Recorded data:
──────

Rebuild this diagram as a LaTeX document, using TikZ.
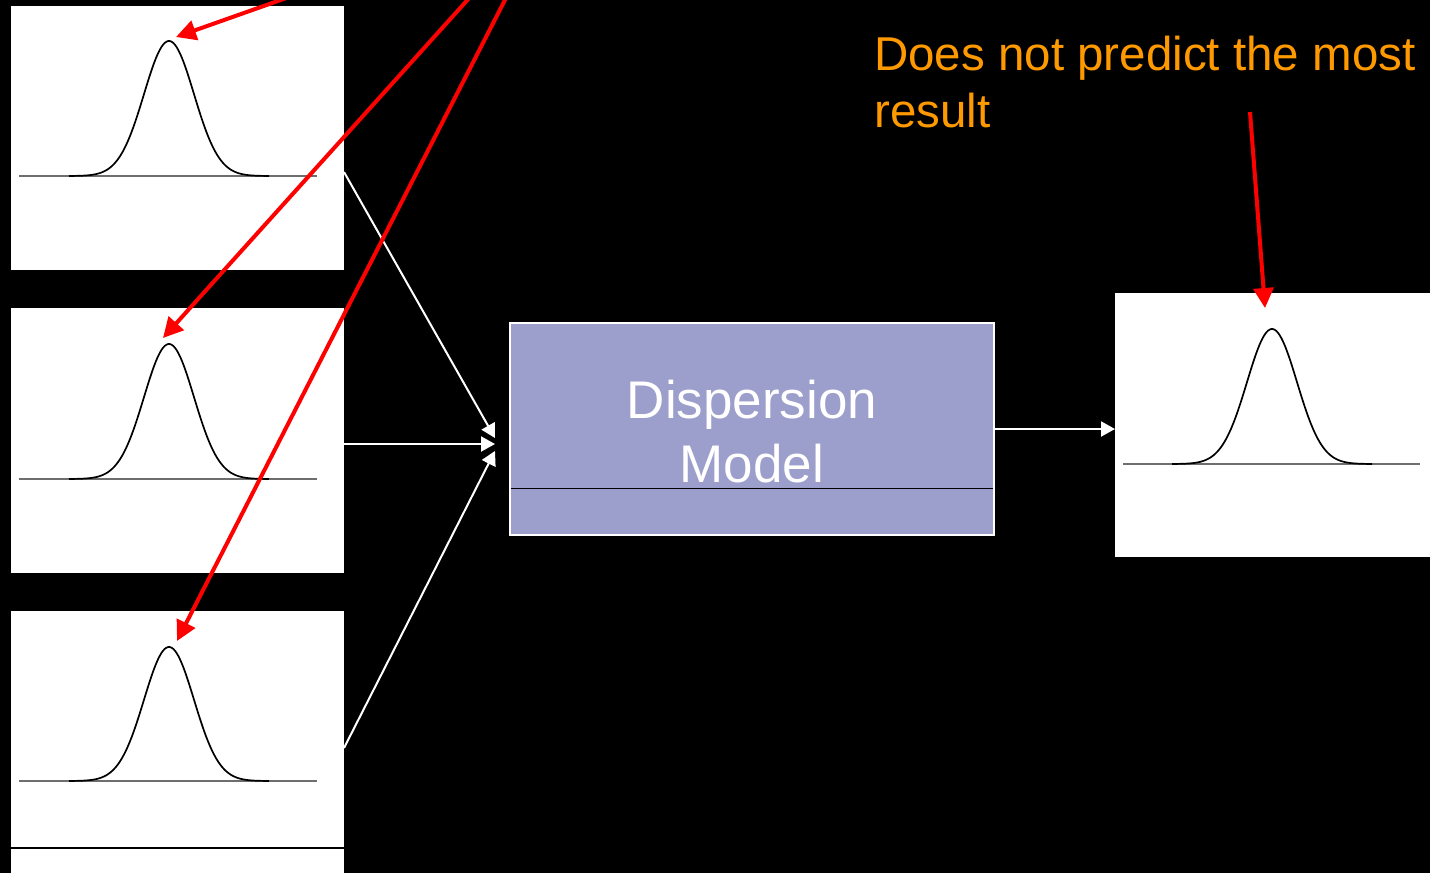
\documentclass[tikz,border=0pt]{standalone}
\usepackage{fontspec}
\setmainfont{Liberation Sans}
\usetikzlibrary{arrows.meta}
\definecolor{modelfill}{RGB}{156,158,203}
\definecolor{notecol}{RGB}{255,153,0}
\definecolor{axisgray}{RGB}{110,110,110}
\begin{document}
\begin{tikzpicture}[x=1pt,y=-1pt,
  panel/.style={fill=white,draw=none,inner sep=0pt,anchor=north west},
  flow/.style={draw=white,line width=2pt,-{Triangle[length=14pt,width=15pt]}},
  pointer/.style={draw=red,line width=4pt,-{Triangle[length=20pt,width=20pt]}},
  axisline/.style={draw=axisgray,line width=1.1pt},
  bell/.style={draw=black,line width=1.7pt,smooth}]
% background and frame
\fill[black] (0,0) rectangle (1430,873);
\useasboundingbox (0,0) rectangle (1430,873);

% input distribution panels
\node[panel,minimum width=333pt,minimum height=264pt] (p1) at (11,6) {};
\node[panel,minimum width=333pt,minimum height=265pt] (p2) at (11,308) {};
\node[panel,minimum width=333pt,minimum height=262pt] (p3) at (11,611) {};
% output distribution panel
\node[panel,minimum width=315pt,minimum height=264pt] (rp) at (1115,293) {};

% axes and bell curves
\draw[axisline] (19,176) -- (317,176);
\draw[bell] plot[domain=-100:100,samples=120] ({169+\x},{176-135*exp(-(\x*\x)/1250)});
\draw[axisline] (19,479) -- (317,479);
\draw[bell] plot[domain=-100:100,samples=120] ({169+\x},{479-135*exp(-(\x*\x)/1250)});
\draw[axisline] (19,781) -- (317,781);
\draw[bell] plot[domain=-100:100,samples=120] ({169+\x},{781-134*exp(-(\x*\x)/1250)});
\draw[draw=black,line width=1.2pt] (p3.south west |- 0,848) -- (p3.south east |- 0,848);
\draw[axisline] (1123,464) -- (1420,464);
\draw[bell] plot[domain=-100:100,samples=120] ({1272+\x},{464-135*exp(-(\x*\x)/1250)});

% model box
\node[fill=modelfill,draw=white,line width=2pt,minimum width=484pt,minimum height=212pt,inner sep=0pt] (model) at (752,429) {};
\draw[black,line width=1pt] (511,488) -- (993,488);
\node[text=white,font=\fontsize{53}{63}\selectfont,anchor=base] (t1) at (752,418) {Dispersion};
\node[text=white,font=\fontsize{53}{63}\selectfont,anchor=base] (t2) at (752,482) {Model};

% flow arrows into and out of the model
\coordinate (s1) at (344,172);
\coordinate (s2) at (344,444);
\coordinate (s3) at (344,748);
\coordinate (e1) at (495,438);
\coordinate (e2) at (495,444);
\coordinate (e3) at (495,451);
\draw[flow] (s1) -- (e1);
\draw[flow] (s2) -- (e2);
\draw[flow] (s3) -- (e3);
\draw[flow] (model.east) -- (model.east -| rp.west);

% annotation
\node[text=notecol,font=\fontsize{47.5}{57}\selectfont,anchor=base west,inner sep=0pt] (note1) at (874,70) {Does not predict the most};
\node[text=notecol,font=\fontsize{47.5}{57}\selectfont,anchor=base west,inner sep=0pt] (note2) at (874,127) {result};

% red pointers
\coordinate (r1) at (292,-4);
\coordinate (r2) at (471,-4);
\coordinate (r3) at (507,-4);
\coordinate (r4) at (1250,112);
\coordinate (k1) at (176,37);
\coordinate (k2) at (163,338);
\coordinate (k3) at (177,641);
\coordinate (k4) at (1265,308);
\draw[pointer] (r1) -- (k1);
\draw[pointer] (r2) -- (k2);
\draw[pointer] (r3) -- (k3);
\draw[pointer] (r4) -- (k4);
\end{tikzpicture}
\end{document}
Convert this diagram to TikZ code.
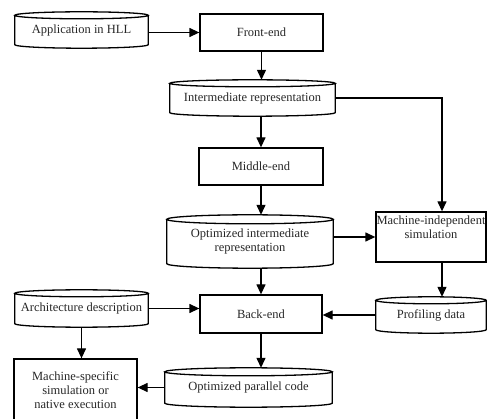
\documentclass[tikz,border=0pt]{standalone}
\usepackage{fontspec}
\setmainfont{Liberation Serif}
\usetikzlibrary{arrows.meta,calc}

% outline of a drum (data store) around a named rectangular node
\newcommand\drumoutline[2]{%
  \draw[line width=1.3pt] let \p1=(#1.north west), \p2=(#1.south east),
      \n1={0.5*(\x2-\x1)} in
    (\x1,\y1-#2) -- (\x1,\y2+#2)
      arc[start angle=180,end angle=360,x radius=\n1,y radius=#2]
      -- (\x2,\y1-#2)
    ([yshift=-#2]#1.north) ellipse[x radius=\n1,y radius=#2];}

\begin{document}
\begin{tikzpicture}[x=1pt,y=-1pt,
  every node/.style={font=\fontsize{12.5}{14}\selectfont, align=center, inner sep=0pt, text=black!85},
  stage/.style={draw=black, line width=1.3pt, rectangle},
  store/.style={rectangle},
  flow/.style={line width=1.3pt, -{Triangle[length=10pt,width=9pt]}}]
\useasboundingbox (0,0) rectangle (487,419);
\clip (0,0) rectangle (487,419);

% processing stages
\node[stage, minimum width=123pt, minimum height=37pt] (front) at (261.5,32.5) {Front-end};
\node[stage, minimum width=124pt, minimum height=37pt] (mid) at (261,166.5) {Middle-end};
\node[stage, minimum width=122pt, minimum height=38pt] (back) at (261,314) {Back-end};
\node[stage, minimum width=110pt, minimum height=50pt] (mis) at (431,237) {};
\node (mistext) at (431,227) {Machine-independent\\simulation};
\node[stage, minimum width=123pt, minimum height=63pt] (ms) at (75.5,390.5) {Machine-specific\\simulation or\\native execution};

% data stores
\node[store, minimum width=133pt, minimum height=36pt] (app) at (81.5,30) {Application in HLL};
\node[store, minimum width=165pt, minimum height=36pt] (ir) at (252.5,98) {Intermediate representation};
\node[store, minimum width=166pt, minimum height=53pt] (oir) at (250,241.5) {Optimized intermediate\\representation};
\node[store, minimum width=110pt, minimum height=36pt] (prof) at (431,315) {Profiling data};
\node[store, minimum width=133pt, minimum height=37pt] (arch) at (81.5,308.5) {Architecture description};
\node[store, minimum width=167pt, minimum height=39pt] (opc) at (248.5,387.5) {Optimized parallel code};

\drumoutline{app}{3.5pt}
\drumoutline{ir}{3.5pt}
\drumoutline{oir}{4.5pt}
\drumoutline{prof}{3.5pt}
\drumoutline{arch}{3.5pt}
\drumoutline{opc}{4pt}

% connectors
\draw[flow] (app.east |- front.west) -- (front.west);
\draw[flow] (front.south) -- (front.south |- ir.north);
\draw[flow] (ir.south -| mid.north) -- (mid.north);
\draw[flow] (mid.south) -- (mid.south |- oir.north);
\draw[flow] (ir.east) -| ([xshift=11pt]mis.north);
\draw[flow] (mis.west -| oir.east) -- (mis.west);
\draw[flow] ([xshift=11pt]mis.south) -- ([xshift=11pt]mis.south |- prof.north);
\draw[flow] (back.north |- oir.south) -- (back.north);
\draw[flow] (prof.west) -- (prof.west -| back.east);
\draw[flow] (arch.east) -- (arch.east -| back.west);
\draw[flow] (arch.south) -- (arch.south |- ms.north);
\draw[flow] (back.south) -- (back.south |- opc.north);
\draw[flow] (opc.west) -- (opc.west -| ms.east);
\end{tikzpicture}
\end{document}
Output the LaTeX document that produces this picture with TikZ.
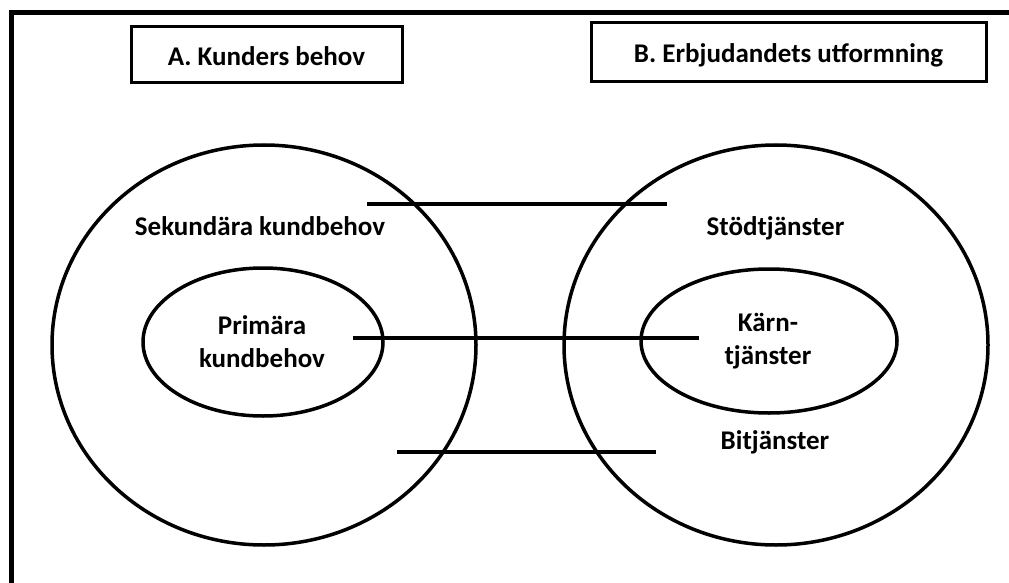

──────

• Exercise directions: Give the data above again in full and unchanged, skipping the pictures.

• Finished task:
Rebuild this diagram as a LaTeX document, using TikZ.
\documentclass[tikz,border=0pt]{standalone}
\usepackage{fontspec}
\setmainfont{Liberation Sans}
\usetikzlibrary{arrows.meta}
\definecolor{modelfill}{RGB}{156,158,203}
\definecolor{notecol}{RGB}{255,153,0}
\definecolor{axisgray}{RGB}{110,110,110}
\begin{document}
\begin{tikzpicture}[x=1pt,y=-1pt,
  panel/.style={fill=white,draw=none,inner sep=0pt,anchor=north west},
  flow/.style={draw=white,line width=2pt,-{Triangle[length=14pt,width=15pt]}},
  pointer/.style={draw=red,line width=4pt,-{Triangle[length=20pt,width=20pt]}},
  axisline/.style={draw=axisgray,line width=1.1pt},
  bell/.style={draw=black,line width=1.7pt,smooth}]
% background and frame
\fill[black] (0,0) rectangle (1430,873);
\useasboundingbox (0,0) rectangle (1430,873);

% input distribution panels
\node[panel,minimum width=333pt,minimum height=264pt] (p1) at (11,6) {};
\node[panel,minimum width=333pt,minimum height=265pt] (p2) at (11,308) {};
\node[panel,minimum width=333pt,minimum height=262pt] (p3) at (11,611) {};
% output distribution panel
\node[panel,minimum width=315pt,minimum height=264pt] (rp) at (1115,293) {};

% axes and bell curves
\draw[axisline] (19,176) -- (317,176);
\draw[bell] plot[domain=-100:100,samples=120] ({169+\x},{176-135*exp(-(\x*\x)/1250)});
\draw[axisline] (19,479) -- (317,479);
\draw[bell] plot[domain=-100:100,samples=120] ({169+\x},{479-135*exp(-(\x*\x)/1250)});
\draw[axisline] (19,781) -- (317,781);
\draw[bell] plot[domain=-100:100,samples=120] ({169+\x},{781-134*exp(-(\x*\x)/1250)});
\draw[draw=black,line width=1.2pt] (p3.south west |- 0,848) -- (p3.south east |- 0,848);
\draw[axisline] (1123,464) -- (1420,464);
\draw[bell] plot[domain=-100:100,samples=120] ({1272+\x},{464-135*exp(-(\x*\x)/1250)});

% model box
\node[fill=modelfill,draw=white,line width=2pt,minimum width=484pt,minimum height=212pt,inner sep=0pt] (model) at (752,429) {};
\draw[black,line width=1pt] (511,488) -- (993,488);
\node[text=white,font=\fontsize{53}{63}\selectfont,anchor=base] (t1) at (752,418) {Dispersion};
\node[text=white,font=\fontsize{53}{63}\selectfont,anchor=base] (t2) at (752,482) {Model};

% flow arrows into and out of the model
\coordinate (s1) at (344,172);
\coordinate (s2) at (344,444);
\coordinate (s3) at (344,748);
\coordinate (e1) at (495,438);
\coordinate (e2) at (495,444);
\coordinate (e3) at (495,451);
\draw[flow] (s1) -- (e1);
\draw[flow] (s2) -- (e2);
\draw[flow] (s3) -- (e3);
\draw[flow] (model.east) -- (model.east -| rp.west);

% annotation
\node[text=notecol,font=\fontsize{47.5}{57}\selectfont,anchor=base west,inner sep=0pt] (note1) at (874,70) {Does not predict the most};
\node[text=notecol,font=\fontsize{47.5}{57}\selectfont,anchor=base west,inner sep=0pt] (note2) at (874,127) {result};

% red pointers
\coordinate (r1) at (292,-4);
\coordinate (r2) at (471,-4);
\coordinate (r3) at (507,-4);
\coordinate (r4) at (1250,112);
\coordinate (k1) at (176,37);
\coordinate (k2) at (163,338);
\coordinate (k3) at (177,641);
\coordinate (k4) at (1265,308);
\draw[pointer] (r1) -- (k1);
\draw[pointer] (r2) -- (k2);
\draw[pointer] (r3) -- (k3);
\draw[pointer] (r4) -- (k4);
\end{tikzpicture}
\end{document}
Convert this diagram to TikZ code.
\documentclass[tikz,border=0pt]{standalone}
\usepackage{fontspec}
\setmainfont{Liberation Serif}
\usetikzlibrary{arrows.meta,calc}

% outline of a drum (data store) around a named rectangular node
\newcommand\drumoutline[2]{%
  \draw[line width=1.3pt] let \p1=(#1.north west), \p2=(#1.south east),
      \n1={0.5*(\x2-\x1)} in
    (\x1,\y1-#2) -- (\x1,\y2+#2)
      arc[start angle=180,end angle=360,x radius=\n1,y radius=#2]
      -- (\x2,\y1-#2)
    ([yshift=-#2]#1.north) ellipse[x radius=\n1,y radius=#2];}

\begin{document}
\begin{tikzpicture}[x=1pt,y=-1pt,
  every node/.style={font=\fontsize{12.5}{14}\selectfont, align=center, inner sep=0pt, text=black!85},
  stage/.style={draw=black, line width=1.3pt, rectangle},
  store/.style={rectangle},
  flow/.style={line width=1.3pt, -{Triangle[length=10pt,width=9pt]}}]
\useasboundingbox (0,0) rectangle (487,419);
\clip (0,0) rectangle (487,419);

% processing stages
\node[stage, minimum width=123pt, minimum height=37pt] (front) at (261.5,32.5) {Front-end};
\node[stage, minimum width=124pt, minimum height=37pt] (mid) at (261,166.5) {Middle-end};
\node[stage, minimum width=122pt, minimum height=38pt] (back) at (261,314) {Back-end};
\node[stage, minimum width=110pt, minimum height=50pt] (mis) at (431,237) {};
\node (mistext) at (431,227) {Machine-independent\\simulation};
\node[stage, minimum width=123pt, minimum height=63pt] (ms) at (75.5,390.5) {Machine-specific\\simulation or\\native execution};

% data stores
\node[store, minimum width=133pt, minimum height=36pt] (app) at (81.5,30) {Application in HLL};
\node[store, minimum width=165pt, minimum height=36pt] (ir) at (252.5,98) {Intermediate representation};
\node[store, minimum width=166pt, minimum height=53pt] (oir) at (250,241.5) {Optimized intermediate\\representation};
\node[store, minimum width=110pt, minimum height=36pt] (prof) at (431,315) {Profiling data};
\node[store, minimum width=133pt, minimum height=37pt] (arch) at (81.5,308.5) {Architecture description};
\node[store, minimum width=167pt, minimum height=39pt] (opc) at (248.5,387.5) {Optimized parallel code};

\drumoutline{app}{3.5pt}
\drumoutline{ir}{3.5pt}
\drumoutline{oir}{4.5pt}
\drumoutline{prof}{3.5pt}
\drumoutline{arch}{3.5pt}
\drumoutline{opc}{4pt}

% connectors
\draw[flow] (app.east |- front.west) -- (front.west);
\draw[flow] (front.south) -- (front.south |- ir.north);
\draw[flow] (ir.south -| mid.north) -- (mid.north);
\draw[flow] (mid.south) -- (mid.south |- oir.north);
\draw[flow] (ir.east) -| ([xshift=11pt]mis.north);
\draw[flow] (mis.west -| oir.east) -- (mis.west);
\draw[flow] ([xshift=11pt]mis.south) -- ([xshift=11pt]mis.south |- prof.north);
\draw[flow] (back.north |- oir.south) -- (back.north);
\draw[flow] (prof.west) -- (prof.west -| back.east);
\draw[flow] (arch.east) -- (arch.east -| back.west);
\draw[flow] (arch.south) -- (arch.south |- ms.north);
\draw[flow] (back.south) -- (back.south |- opc.north);
\draw[flow] (opc.west) -- (opc.west -| ms.east);
\end{tikzpicture}
\end{document}
Output the LaTeX document that produces this picture with TikZ.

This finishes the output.